Coal is a Dead End for Southwest Virginia


Southwest Virginia continues to be the basket case of Virginia.  Unemployment is high, too much reliance exists on the coal industry - which does anything but give back to the community - and the region remains educationally and socially/culturally backwards.  Not surprisingly, other than a few of the cities, the region remains a Republican bastion even as GOP policies help hold the area back economically and socially.  Parts of the region are truly beautiful - e.g., the Blue Ridge Parkway and some of the national forests - but many people choose not to travel to a region that in someways still fits the mold of something out of the movie Deliverance.  An editorial in the Roanoke Times by a Catholic nun makes the case for change in what is a vicious downward spiral.  Here are excerpts:
The Oct. 29 commentary (“New carbon rules are all pain, no gain”) from Kevin Crutchfield, Steve Smith, Jim McGlothlin and John Tickle continues to miss the mark about “the disconnect.” The disconnect isn’t with D.C. It is within us.

We continue to underappreciate our full Appalachian culture, the incredible biodiversity of our coalfield region. We are more than the coal in the coalfields. We have survived a climatic extinction twice; yet, we continue to be led in a cycle of singular, over-reliance on coal as the solution to our economic and cultural survival.

This is a dead end and much of the reason we are facing the current and future losses named in the energy magnates’ letter and blamed on the EPA. We need a new landscape and business leaders with broader vision. Decisions today cannot be taken solely from geological perspectives or the possible economic benefits for investors and for the states in which the companies are based.

We need an honest acknowledgment, by business and local political leaders and ourselves, of what we far Southwest Virginians know, deep down, to be true. It will only be in restoring the land that we will restore the people and the economy of our area, and our state. A restoring the land, restoring the people initiative happens when we advance practical solutions that integrate simultaneously both ecologically sustainable and economically viable practices. These practices require giving priority to ecological economics as the means to creating a culture of sustainability.

We cannot continue with a “do the damage now and reclaim it later mentality.” Principles of reduce, reuse, recycle, reclaim and restore are necessary at every stage of the economic development plans. Practicing an ecological economics includes a commitment to going green, doing green.

Our IDA plans and commitments require more than promoting discrete projects like Appalachian Culture, music and crafts, tourism, ATV trails and outdoor activities. These are important, but in addition to their promotion there needs to be a link to how that content contributes to the total restoration of our region. In practice, whatever initiatives we take, they need — from start to finish, in every aspect of the business plans — to follow principles that are friendly to the natural environment and sustainable for the Earth.
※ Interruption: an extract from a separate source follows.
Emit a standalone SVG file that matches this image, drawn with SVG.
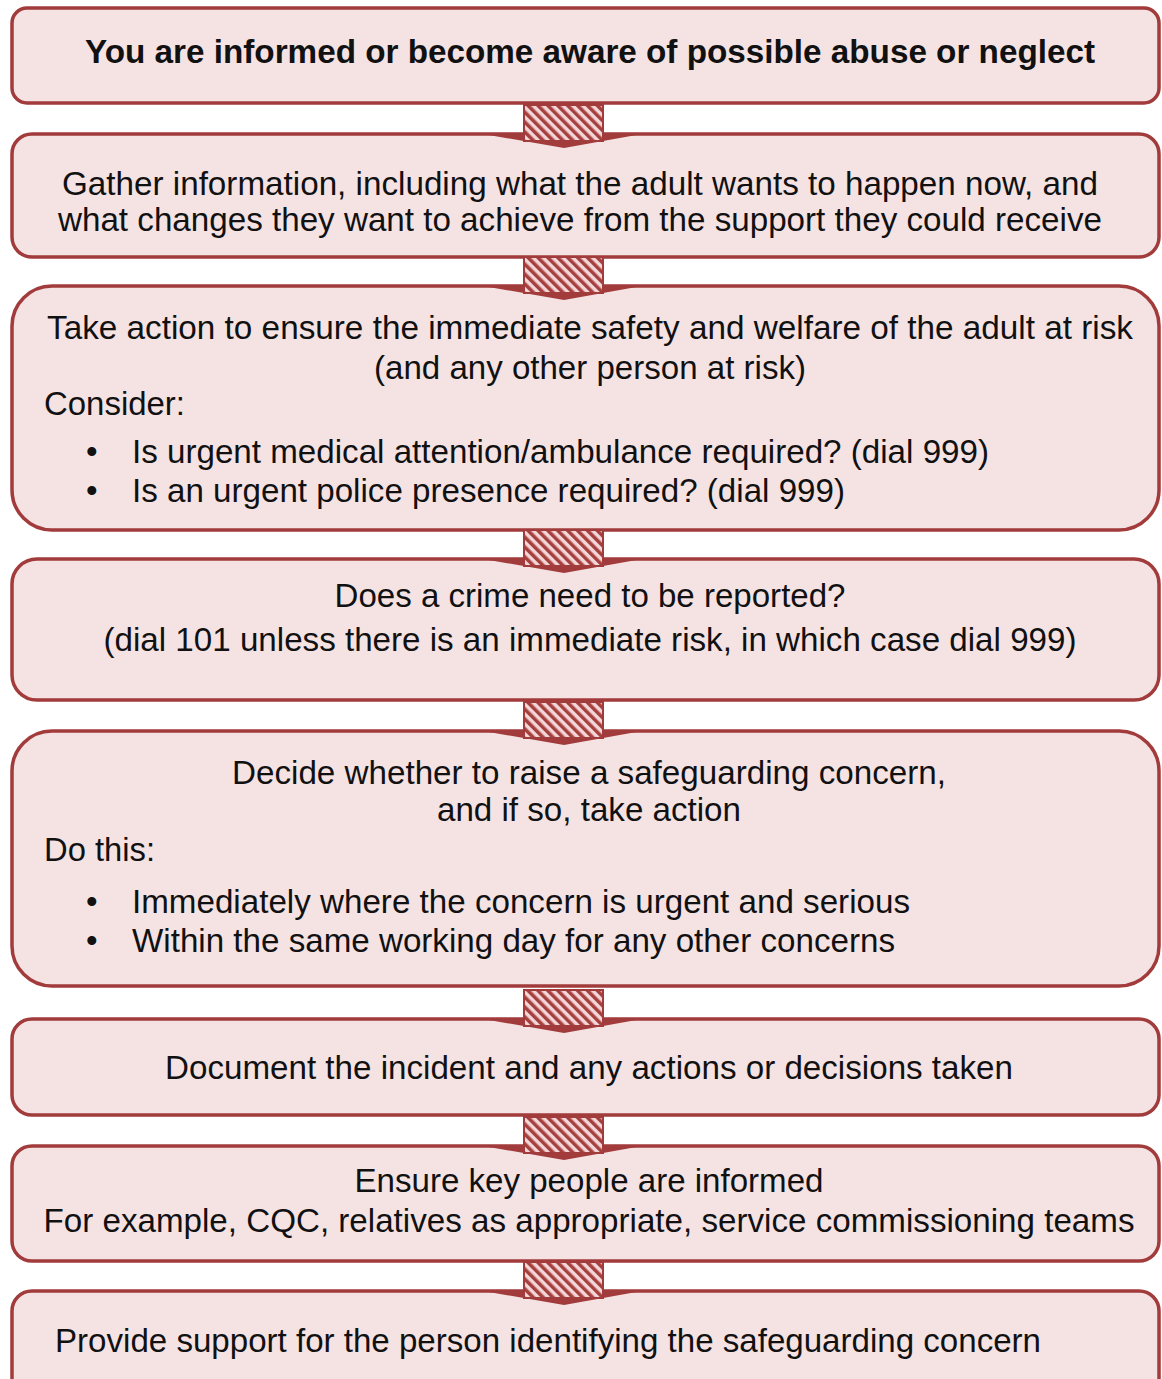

Stop blaming D.C., EPA and the proposed clean energy power plan. Stop using “traditional air emissions” to buttress the argument that says the coal industry is lessening carbon pollution.
In fact, the coal industry has done little if anything to reduce its carbon pollution despite its contribution to global warming. When the production of our goods and services depends on the extraction of material from our ecosystems, then that dependence causes resource depletion on the one hand, and excess pollution on the other.

The disconnect we are experiencing in far Southwest Virginia is that we continue to ignore the biophysical basis that underpins the economy. We need to conserve resources, conserve energy, reduce waste, reduce pollution and the release of harmful substances into the environment and protect the Earth’s ecological balance with other living things. Anything or anyone who undermines this reality undermines us.

Southwest Virginia has lived in the past for far too long.  Of course, the Christofascists and the GOP like it that way.  However, it is a dead end for the local residents.  When will more of them open their eyes to this reality?